When you are working with textual information, it is imperative to clean your data so as to be able to train more accurate machine learning (ML) models.
One of the reasons why transformations like lemmatization and stemming are useful is for normalizing the text before you feed the output to an ML algorithm. For instance, if you are building a sentiment analysis model how can you tell the model that "smiling" and "smile" refer to the same concept? You may require stemming if you are using TF-IDF features combined with a machine learning algorithm such as Naive Bayes classifier. As you may suspect already, this also requires a really good tokenizer to come up with the features, especially when work on noisy pieces of text that could be generated from users in a social media site.

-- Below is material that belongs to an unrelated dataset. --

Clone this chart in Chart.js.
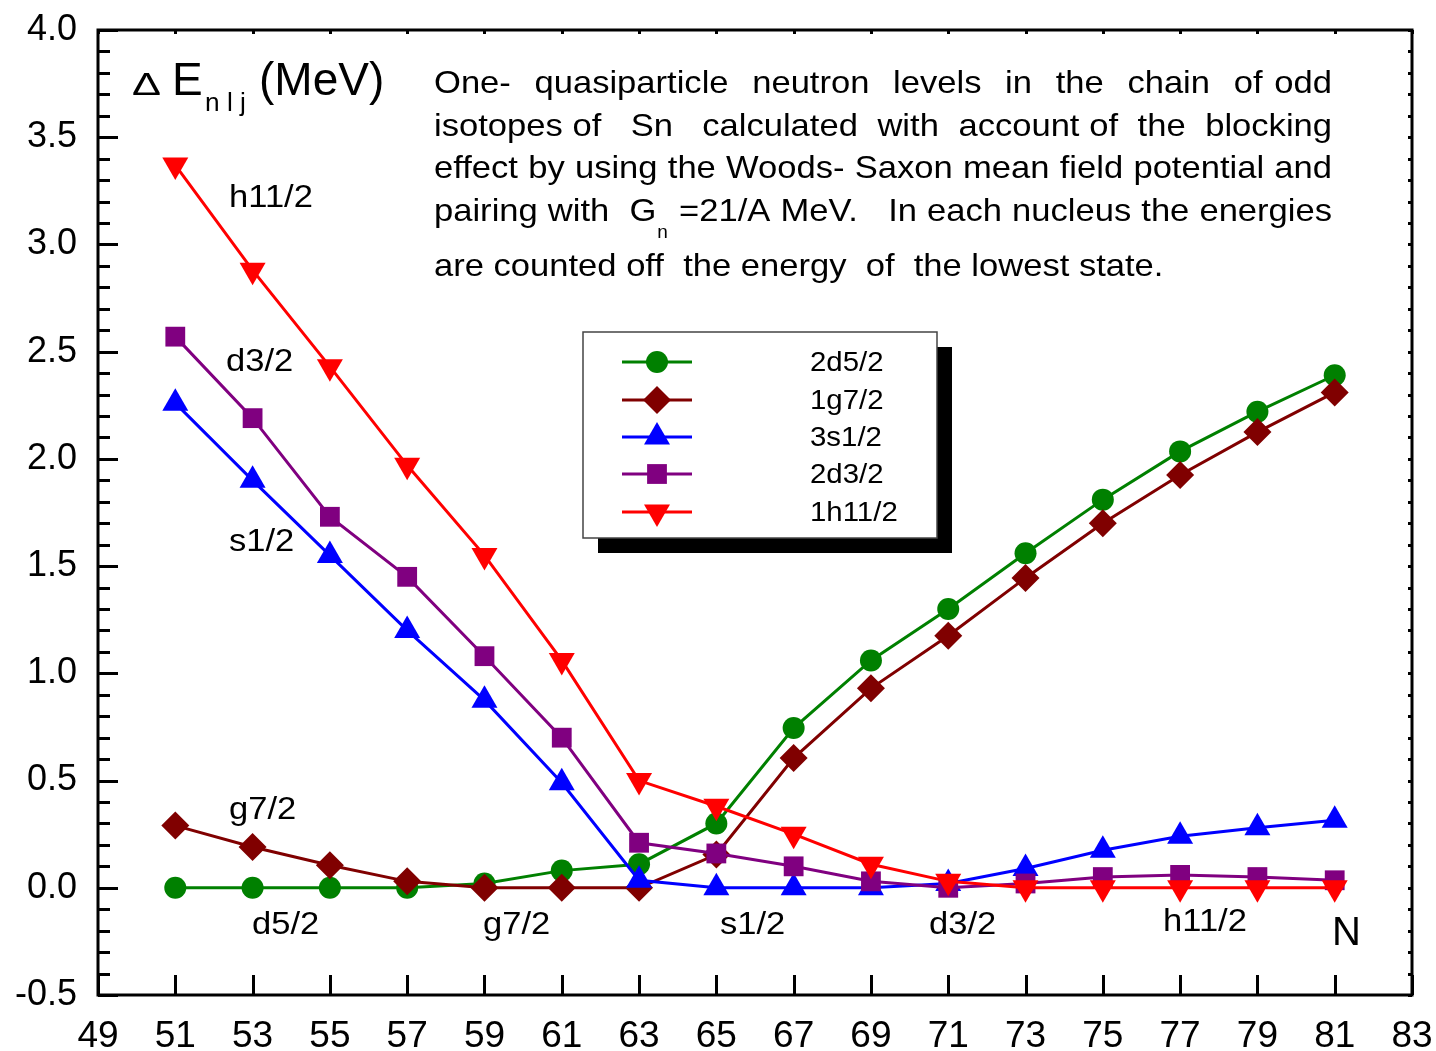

With a wide variety of NLP tasks, one of the first big steps in the NLP pipeline is to create a vocabulary that will eventually be used to determine the inputs for the model representing the features. In modern NLP techniques such as pretrained language models, you need to process a text corpus that require proper and more sophisticated sentence segmentation and tokenization as we discussed before. We will talk more about these methods in due time. For now, the basics presented here are a good start into the world of practical NLP. Spend some time reading up on all the concepts mentioned here and take notes. I will guide through the series on what are the important parts and provide you with relevant links but you can also conduct your own additional research on the side and even improve this notebook.
Final Words and What's Next?
In this chapter we learned some fundamental concepts of NLP such as lemmatization, stemming, sentence segmentations, and tokenization. In the next chapter we will cover topics such as word normalization, regular expressions, part of speech and edit distance, all very important topics when working with information retrieval and NLP systems.